In 1871, a “tornado of fire” swept thru not far from here (Peshtigo), even jumped over 20 miles of water, and caused more loss of life than the Chicago fire which was on the same night. Sure, that was natural, and firefighting much more primitive, but it’s a lesson not soon forgotten.

At the very least, there should be a 300-ft buffer zone of plowed dirt on all sides of the structure (more if the structure is higher than a single story); no trees anywhere near; a wind of less than 5MPH expected for the duration, and ample firefighting equipment nearby that can negotiate all kinds of terrain in the area, already hooked up to a constant source of water and firemen with water backpacks. And the ground should not be in a state of drought and dry.

Talk about playing with fire.

If demolition is the end desire, I would think a bulldozer would be safer than a fire, but YMMV.

There is a big difference between a controlled burn of brushwood and using a trashed house as a playpen.

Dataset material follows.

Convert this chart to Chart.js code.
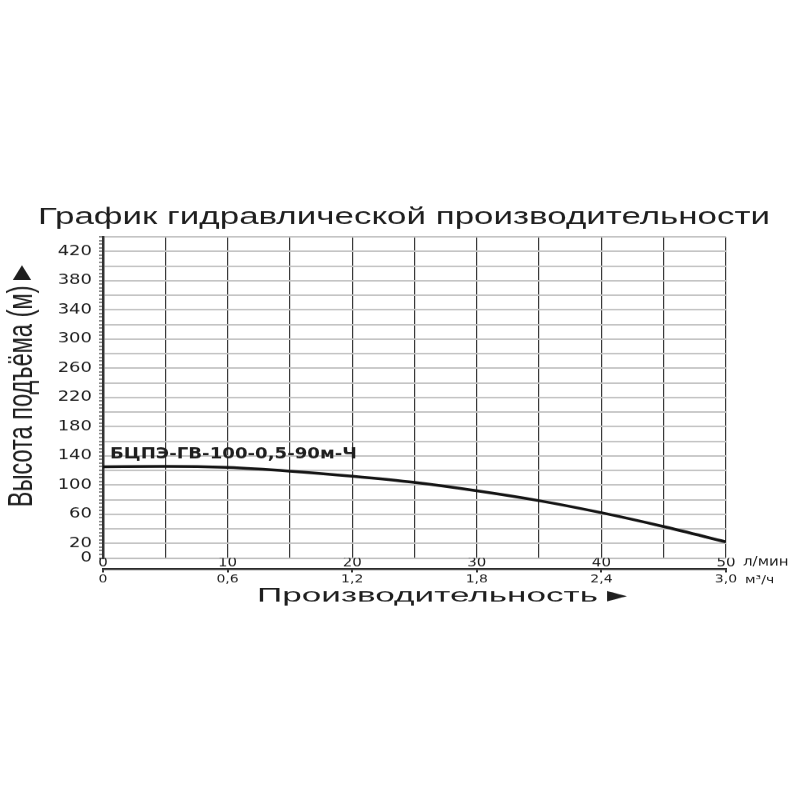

It sounds a pretty sensible idea, half way between a training setup and the real thing.

My only criticism is that they could, and should, have sent someone round to talk to you before the activity started, but I guess they reckon that you are so far away … still they should have.

I’ve always been amused about office fire drills, you are pre-warned and everyone troops out docilely leaving important stuff to ‘burn’. At one place we had a real fire (electrical, smoke, but no flames). People started making last minute backups.

If I had thought it serious, I would have followed my pre-checked out route, up the stairs, onto the roof and across the adjacent buildings ( Central London ).

Real life is not the same as simulations.

I reckon that ‘simulations’ should have a whiff of real danger.

I love your music, Musicat! Another lone voice in the wilderness.

I am amazed at what most workers don’t know about the place they go every workday. Make it a point to explore the stairwells and side exits of anyplace you are going to live or work.